Esta sociedade mercantilista teima em roubar-nos o melhor que o homem tem: os valores, os ideais, os sonhos e a vontade. Transformaram o mundo numa imensa selva onde apenas sobrevive o mais forte e o mais ardiloso.

 

Os brutos tomaram de assalto a metrópole. Só sabem falar dos projetos económicos, das empresas, dos programas partidários. Enchem a boca com a agressividade, a competitividade e o lucro como fabricadores do progresso. Sacralizam a iniciativa privada. Veneram o dinheiro. Qualquer dia privatizam os rios, os mares, as serras e os montes, e até o próprio ar que respiramos.

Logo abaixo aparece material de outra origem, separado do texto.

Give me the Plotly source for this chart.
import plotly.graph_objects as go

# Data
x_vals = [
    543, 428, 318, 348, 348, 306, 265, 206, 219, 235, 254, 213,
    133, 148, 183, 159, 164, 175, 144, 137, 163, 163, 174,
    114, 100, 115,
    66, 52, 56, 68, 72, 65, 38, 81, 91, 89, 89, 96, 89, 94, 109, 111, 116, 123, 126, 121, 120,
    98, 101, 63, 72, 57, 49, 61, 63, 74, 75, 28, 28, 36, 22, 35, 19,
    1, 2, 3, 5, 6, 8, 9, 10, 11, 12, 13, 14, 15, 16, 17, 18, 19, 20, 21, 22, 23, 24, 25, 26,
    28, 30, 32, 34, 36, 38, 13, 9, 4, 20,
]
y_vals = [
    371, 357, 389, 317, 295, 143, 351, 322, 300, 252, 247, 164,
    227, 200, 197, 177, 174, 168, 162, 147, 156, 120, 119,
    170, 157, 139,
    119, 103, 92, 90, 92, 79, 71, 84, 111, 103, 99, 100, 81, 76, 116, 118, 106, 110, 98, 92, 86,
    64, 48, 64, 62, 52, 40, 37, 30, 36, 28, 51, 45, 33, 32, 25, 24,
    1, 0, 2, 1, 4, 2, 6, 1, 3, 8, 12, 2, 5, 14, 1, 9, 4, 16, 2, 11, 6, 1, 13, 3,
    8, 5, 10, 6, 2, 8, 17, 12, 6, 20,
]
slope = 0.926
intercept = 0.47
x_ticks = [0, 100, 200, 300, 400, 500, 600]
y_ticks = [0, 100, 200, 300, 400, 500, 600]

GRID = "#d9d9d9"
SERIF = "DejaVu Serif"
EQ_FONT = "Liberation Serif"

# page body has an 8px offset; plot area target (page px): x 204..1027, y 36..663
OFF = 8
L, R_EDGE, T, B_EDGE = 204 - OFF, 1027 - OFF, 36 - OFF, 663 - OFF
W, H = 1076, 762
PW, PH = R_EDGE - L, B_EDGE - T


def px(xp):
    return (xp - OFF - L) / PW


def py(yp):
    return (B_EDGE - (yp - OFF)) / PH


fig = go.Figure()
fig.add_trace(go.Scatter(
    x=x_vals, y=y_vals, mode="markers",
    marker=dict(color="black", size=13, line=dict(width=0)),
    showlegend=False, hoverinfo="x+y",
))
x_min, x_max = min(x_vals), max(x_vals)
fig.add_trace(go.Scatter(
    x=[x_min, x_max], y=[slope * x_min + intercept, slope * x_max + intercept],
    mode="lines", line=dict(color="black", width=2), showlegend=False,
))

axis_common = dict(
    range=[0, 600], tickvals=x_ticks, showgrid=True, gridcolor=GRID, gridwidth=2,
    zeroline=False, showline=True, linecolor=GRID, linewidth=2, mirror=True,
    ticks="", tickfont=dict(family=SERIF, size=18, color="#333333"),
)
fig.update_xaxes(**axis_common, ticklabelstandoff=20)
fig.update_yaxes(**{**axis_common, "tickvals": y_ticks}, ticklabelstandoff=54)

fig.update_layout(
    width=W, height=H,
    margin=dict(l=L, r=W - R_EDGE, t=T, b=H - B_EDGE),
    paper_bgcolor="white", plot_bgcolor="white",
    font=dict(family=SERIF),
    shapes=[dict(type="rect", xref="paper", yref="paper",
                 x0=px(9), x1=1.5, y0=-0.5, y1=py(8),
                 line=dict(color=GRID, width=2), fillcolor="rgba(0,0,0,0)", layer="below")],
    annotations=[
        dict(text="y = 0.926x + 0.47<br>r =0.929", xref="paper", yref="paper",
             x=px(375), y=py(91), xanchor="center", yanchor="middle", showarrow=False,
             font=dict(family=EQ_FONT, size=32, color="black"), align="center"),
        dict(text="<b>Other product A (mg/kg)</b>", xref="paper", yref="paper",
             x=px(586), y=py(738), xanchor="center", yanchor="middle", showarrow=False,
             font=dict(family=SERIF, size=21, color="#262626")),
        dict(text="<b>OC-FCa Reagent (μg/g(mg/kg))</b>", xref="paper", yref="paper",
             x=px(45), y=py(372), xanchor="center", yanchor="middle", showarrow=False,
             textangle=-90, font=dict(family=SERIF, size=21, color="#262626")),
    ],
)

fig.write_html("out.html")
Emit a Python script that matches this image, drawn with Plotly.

Preparam-se para fazer com o ar o que fizeram com a água.

 

E são os próprios propagandistas da cultura económica os que asseguram a predação social estabelecida, não se esquecendo de nos pregar sermões sobre a ética a que todos devemos estar sujeitos.

 

Somos hoje um país com menos autonomia, menos liberdade e menos igualdade do que éramos ontem ou anteontem.

 João Madureira

 

PS – Na sua extensíssima entrevista à Voz do Alto Tâmega, o presidente da Câmara de Chaves, António Cabeleira, afirmou que conseguiu completar novas infraestruturas, certificar o Pastel de Chaves, consolidar a marca “Sabores de Chaves” e que com ele os flavienses adquiriram uma nova visão sobre a cultura na cidade (esta última afirmação só pode ser entendida devido ao facto de o estimado edil pretender evidenciar os seus dotes de humorista, que os tem, honra lhe seja feita).

 

Tudo isto, o senhor arquiteto conseguiu. Apenas uma coisa foi incapaz de resolver: os esgotos em Vale de Salgueiro, Outeiro Seco, que continuam a correr a céu aberto, empestando os ares e inutilizando as terras em redor. Ali às portas da “sua” eurocidade, de que tanto se orgulha. Isto há mais de oito anos.